Precisamos pautar as discussões do ser-mulher na experiência real que nos acomete: somos mulheres que diferem entre si e que vivem atravessamentos de diversas origens. O que nos une é a experiência do viver-mulher em uma sociedade machista, racista e patriarcal. É isso o que devemos discutir, entendendo e reconhecendo as diferenças entre nós que enriquecem a nossa vida e a nossa formação.
Nesses ideais que se baseia o Coletivo Feminista Amélia Império, num feminismo para todas as mulheres e que reconhece e valoriza as diferenças entre nós. Não operamos e nem devemos operar de forma isolada dos outros movimentos de resistência e minorias, porque entendemos que essas lutas também são nossas lutas e que, sem elas, não destruiremos a opressão de gênero.
Nos fazemos vivas pela ação prática que articula nossas formações e vivências, nos fazendo presentes nas vidas de todas as mulheres do Instituto de Física da Universidade de São Paulo.
Referências bibliográficas
COLETIVO de Mulheres Sonja Ashauer – Física. São Paulo. Disponível em: https://www.facebook.com/coletivosonjaashauer. Acesso em: 27 jan. 2023.
DISTRIBUIÇÃO da população da USP por gênero e por Unidade, em 2021. In: Anuário Estatístico da USP: Informações Demográficas. São Paulo. Disponível em: https://uspdigital.usp.br/anuario/AnuarioControle#. Acesso em: 27 jan. 2023.
TOSI, Lucía. Mulher e ciência: a revolução científica, a caça às bruxas e a ciência moderna. Cadernos Pagu, n. 10, p. 369-397, ago. 1998.

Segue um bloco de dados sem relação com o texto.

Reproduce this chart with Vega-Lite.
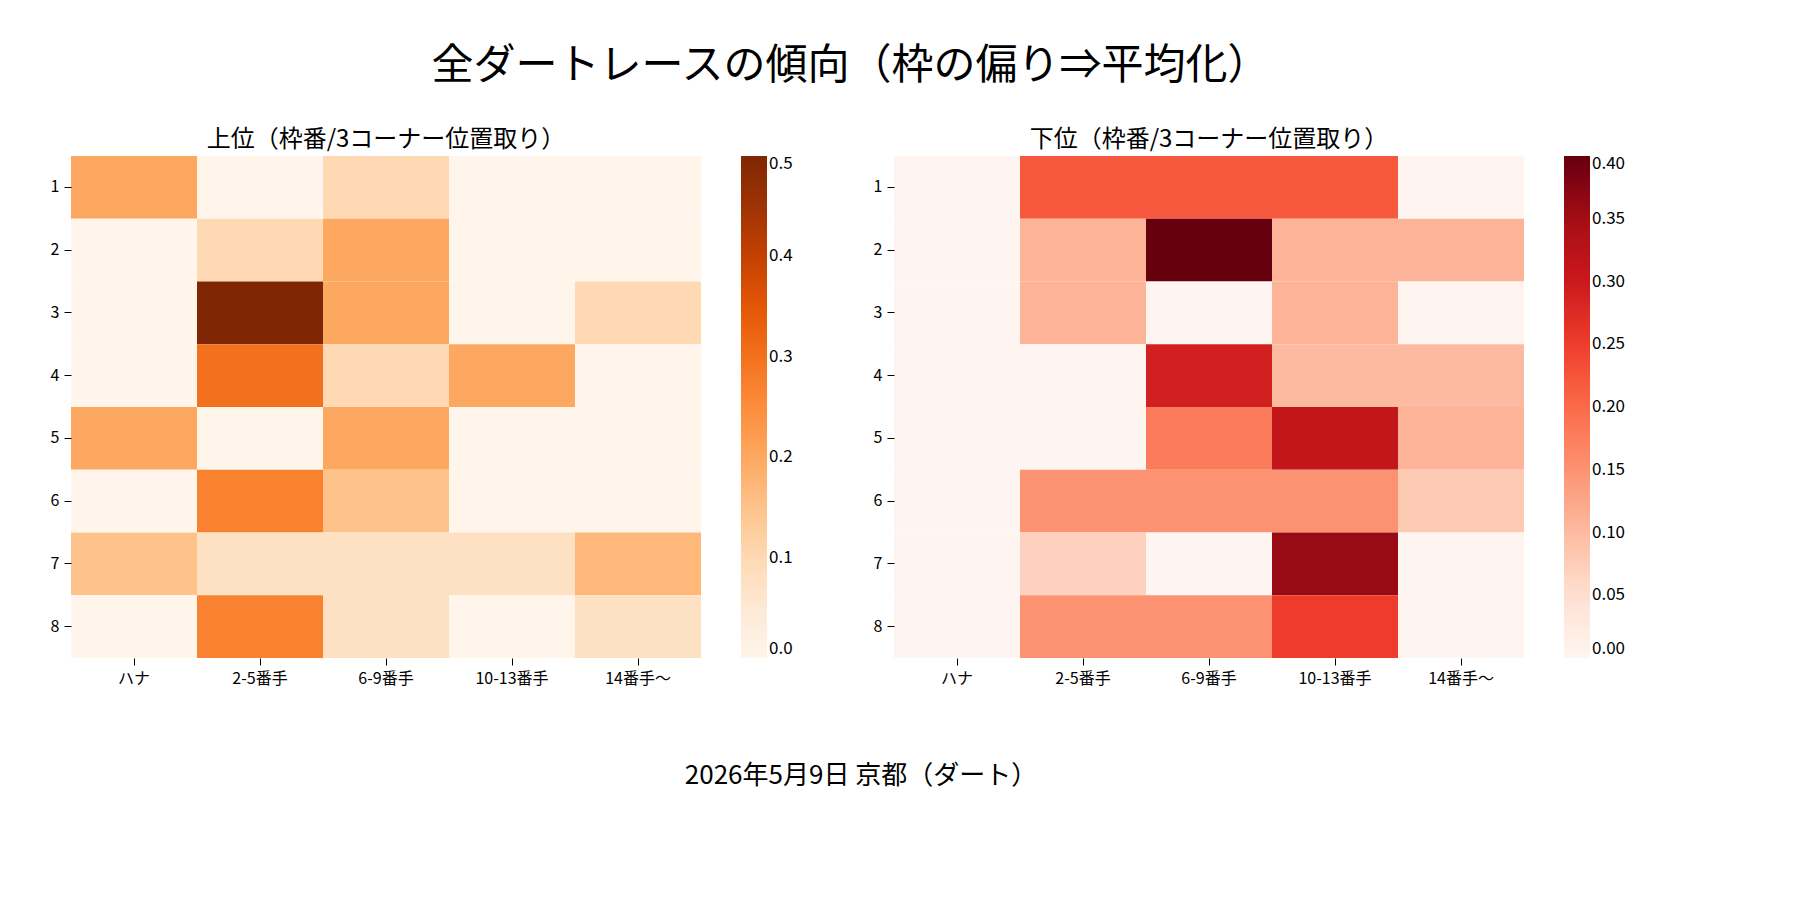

RIBEIRO, Djamila. Djamila Ribeiro: “É preciso discutir por que a mulher negra é a maior vítima de estupro no Brasil”. Portal Geledés, 2016. Disponível em: https://www.geledes.org.br/djamila-ribeiro-e-preciso-discutir-por-que-mulher-negra-e-maior-vitima-de-estupro-no-brasil/?gclid=CjwKCAiAxvGfBhB-EiwAMPakqiLZYlikO1zi48BGdB5okcruva0ZfXsW9ya1YgZq2e6hP8eDkmnBeRoCTQwQAvD_BwE.
RIBEIRO, Djamila. Lugar de Fala/Djamila Ribeiro. – São Paulo: Sueli Carneiro; Editora Jadaíra, 2020.